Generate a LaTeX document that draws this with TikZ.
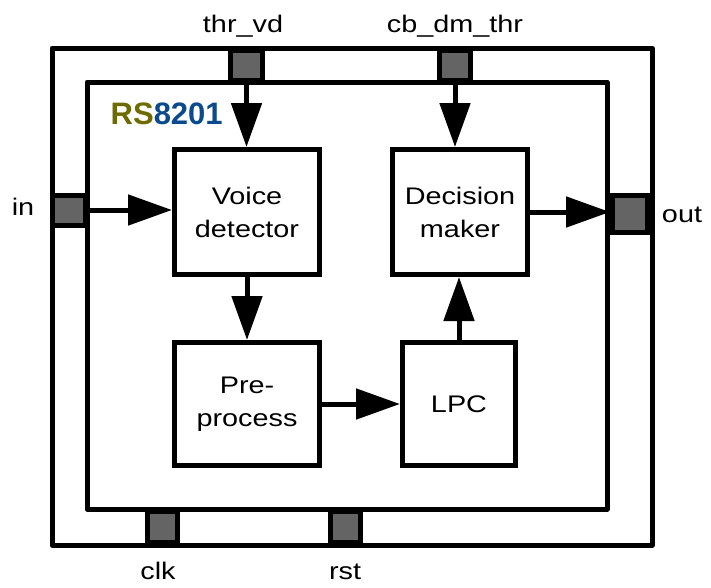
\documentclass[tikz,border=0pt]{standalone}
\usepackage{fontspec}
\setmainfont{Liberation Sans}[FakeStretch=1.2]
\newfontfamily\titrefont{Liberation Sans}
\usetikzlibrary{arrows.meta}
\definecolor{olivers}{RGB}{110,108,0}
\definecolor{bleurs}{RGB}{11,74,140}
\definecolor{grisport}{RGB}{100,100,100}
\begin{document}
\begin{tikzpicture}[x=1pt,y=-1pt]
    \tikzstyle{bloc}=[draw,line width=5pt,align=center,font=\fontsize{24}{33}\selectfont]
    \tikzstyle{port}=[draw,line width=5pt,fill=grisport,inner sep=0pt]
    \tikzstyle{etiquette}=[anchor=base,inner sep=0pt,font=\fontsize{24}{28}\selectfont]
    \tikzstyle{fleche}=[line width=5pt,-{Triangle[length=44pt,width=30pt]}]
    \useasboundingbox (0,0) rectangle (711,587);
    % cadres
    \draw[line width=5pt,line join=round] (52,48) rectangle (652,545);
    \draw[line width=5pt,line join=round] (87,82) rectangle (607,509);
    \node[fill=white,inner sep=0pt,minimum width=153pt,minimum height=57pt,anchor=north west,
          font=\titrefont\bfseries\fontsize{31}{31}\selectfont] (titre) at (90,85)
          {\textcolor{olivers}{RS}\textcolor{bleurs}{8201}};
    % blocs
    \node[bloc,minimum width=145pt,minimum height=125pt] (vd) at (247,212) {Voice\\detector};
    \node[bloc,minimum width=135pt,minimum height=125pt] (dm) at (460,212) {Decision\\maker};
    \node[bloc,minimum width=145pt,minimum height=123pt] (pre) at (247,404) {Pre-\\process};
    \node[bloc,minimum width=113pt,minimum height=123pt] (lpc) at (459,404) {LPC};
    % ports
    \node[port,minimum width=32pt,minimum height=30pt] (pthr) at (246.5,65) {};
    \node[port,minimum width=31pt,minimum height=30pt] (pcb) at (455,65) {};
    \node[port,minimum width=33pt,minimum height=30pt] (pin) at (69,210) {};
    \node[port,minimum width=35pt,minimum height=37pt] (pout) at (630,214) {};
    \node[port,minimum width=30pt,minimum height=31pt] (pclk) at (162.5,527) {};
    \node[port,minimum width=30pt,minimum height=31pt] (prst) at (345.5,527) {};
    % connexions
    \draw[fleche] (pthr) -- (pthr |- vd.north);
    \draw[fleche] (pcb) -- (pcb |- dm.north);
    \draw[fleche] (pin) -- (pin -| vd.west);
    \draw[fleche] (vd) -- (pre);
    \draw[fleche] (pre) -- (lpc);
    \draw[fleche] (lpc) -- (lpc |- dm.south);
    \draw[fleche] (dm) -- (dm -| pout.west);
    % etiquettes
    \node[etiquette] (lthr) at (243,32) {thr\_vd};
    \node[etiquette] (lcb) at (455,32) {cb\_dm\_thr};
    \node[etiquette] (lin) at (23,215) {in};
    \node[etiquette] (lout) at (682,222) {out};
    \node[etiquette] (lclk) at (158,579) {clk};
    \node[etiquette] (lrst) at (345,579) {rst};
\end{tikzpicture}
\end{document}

•••

What is expected: Transcribe the whole listing exactly. Pictures stay out of your copy.

Response:
Generate a LaTeX document that draws this with TikZ.
\documentclass[tikz,border=0pt]{standalone}
\usepackage{fontspec}
\setmainfont{Liberation Sans}[FakeStretch=1.2]
\newfontfamily\titrefont{Liberation Sans}
\usetikzlibrary{arrows.meta}
\definecolor{olivers}{RGB}{110,108,0}
\definecolor{bleurs}{RGB}{11,74,140}
\definecolor{grisport}{RGB}{100,100,100}
\begin{document}
\begin{tikzpicture}[x=1pt,y=-1pt]
    \tikzstyle{bloc}=[draw,line width=5pt,align=center,font=\fontsize{24}{33}\selectfont]
    \tikzstyle{port}=[draw,line width=5pt,fill=grisport,inner sep=0pt]
    \tikzstyle{etiquette}=[anchor=base,inner sep=0pt,font=\fontsize{24}{28}\selectfont]
    \tikzstyle{fleche}=[line width=5pt,-{Triangle[length=44pt,width=30pt]}]
    \useasboundingbox (0,0) rectangle (711,587);
    % cadres
    \draw[line width=5pt,line join=round] (52,48) rectangle (652,545);
    \draw[line width=5pt,line join=round] (87,82) rectangle (607,509);
    \node[fill=white,inner sep=0pt,minimum width=153pt,minimum height=57pt,anchor=north west,
          font=\titrefont\bfseries\fontsize{31}{31}\selectfont] (titre) at (90,85)
          {\textcolor{olivers}{RS}\textcolor{bleurs}{8201}};
    % blocs
    \node[bloc,minimum width=145pt,minimum height=125pt] (vd) at (247,212) {Voice\\detector};
    \node[bloc,minimum width=135pt,minimum height=125pt] (dm) at (460,212) {Decision\\maker};
    \node[bloc,minimum width=145pt,minimum height=123pt] (pre) at (247,404) {Pre-\\process};
    \node[bloc,minimum width=113pt,minimum height=123pt] (lpc) at (459,404) {LPC};
    % ports
    \node[port,minimum width=32pt,minimum height=30pt] (pthr) at (246.5,65) {};
    \node[port,minimum width=31pt,minimum height=30pt] (pcb) at (455,65) {};
    \node[port,minimum width=33pt,minimum height=30pt] (pin) at (69,210) {};
    \node[port,minimum width=35pt,minimum height=37pt] (pout) at (630,214) {};
    \node[port,minimum width=30pt,minimum height=31pt] (pclk) at (162.5,527) {};
    \node[port,minimum width=30pt,minimum height=31pt] (prst) at (345.5,527) {};
    % connexions
    \draw[fleche] (pthr) -- (pthr |- vd.north);
    \draw[fleche] (pcb) -- (pcb |- dm.north);
    \draw[fleche] (pin) -- (pin -| vd.west);
    \draw[fleche] (vd) -- (pre);
    \draw[fleche] (pre) -- (lpc);
    \draw[fleche] (lpc) -- (lpc |- dm.south);
    \draw[fleche] (dm) -- (dm -| pout.west);
    % etiquettes
    \node[etiquette] (lthr) at (243,32) {thr\_vd};
    \node[etiquette] (lcb) at (455,32) {cb\_dm\_thr};
    \node[etiquette] (lin) at (23,215) {in};
    \node[etiquette] (lout) at (682,222) {out};
    \node[etiquette] (lclk) at (158,579) {clk};
    \node[etiquette] (lrst) at (345,579) {rst};
\end{tikzpicture}
\end{document}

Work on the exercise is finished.